The information below serves as a brief primer to help you better understand the database terms you’ll most often encounter.
Relational Databases. Relational databases became the database of choice across business and industry in the 1980s. This database approach is based on work done by Dr. E. F. Codd at IBM in the late 1960s. Essentially, the relational database model is based on the concept of a table (also called a relation) in which all data is stored. Each table is made up of records (horizontal rows also known as tuples) and fields (vertical columns also known as attributes).
Each table can be identified by a unique name and that name can be used by the database to find the table behind the scenes. As a user, all you need to know is the table name in order to use it. This ease of interaction for the end user is what really helped the relational database model gain wide acceptance over the hierarchical and network models of databases. In the hierarchical and network models, the user had to have an understanding of how the data was structured within the database in order to retrieve, insert, update, or delete records from the database.
SQL (Structured Query language). SQL is the language of choice for most modern multi-user relational databases. This is due to the fact that SQL provides the syntax and idioms (language) you need to talk to (query) relational databases in a standardized, cross-platform/product way (structured).
SQL provides predefined procedures so that you can use any value in a table to relate to other tables in a database. This helps explain why, odds are, you use a SQL relational database at your company.
The most common SQL databases in manufacturing are Microsoft’s SQL Server and Oracle’s MySQL. (But this may be changing. See the “SQL or NoSQL” sidebar.)

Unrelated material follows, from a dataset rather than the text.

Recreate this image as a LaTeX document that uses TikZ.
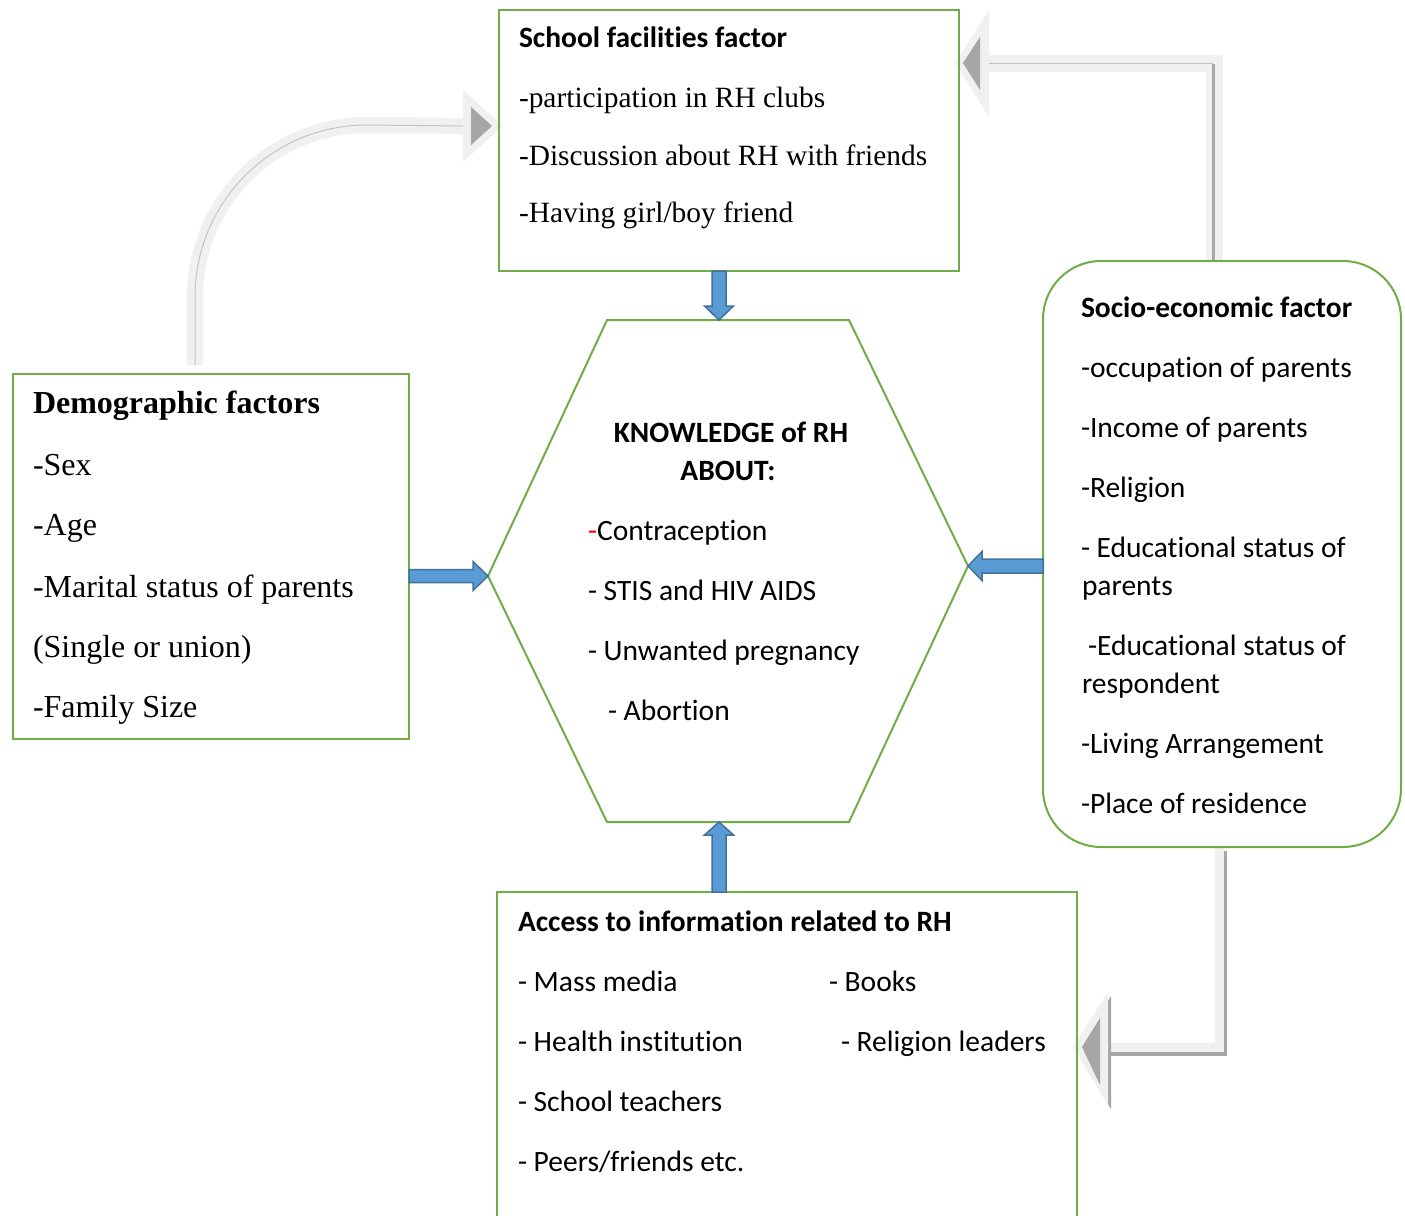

Historians. Production data, such as production runs, recipes, shifts, products, schedules, etc., are typically stored in relational SQL databases. Process data, however, is typically stored in a time-series database or historian.
In a historian, unlike a relational database, the principal connection among the data stored in it is time. For example, a historian would store the temperature readings from a temperature probe every second, so that an operator could see the temperature trend and determine if the process is running as expected or if action should be taken.
A historian is not deigned to handle relational data very well and, likewise, a relational database is not meant to handle vast amounts of unstructured data as a historian can. This is why both technologies have a place in a manufacturing IT infrastructure.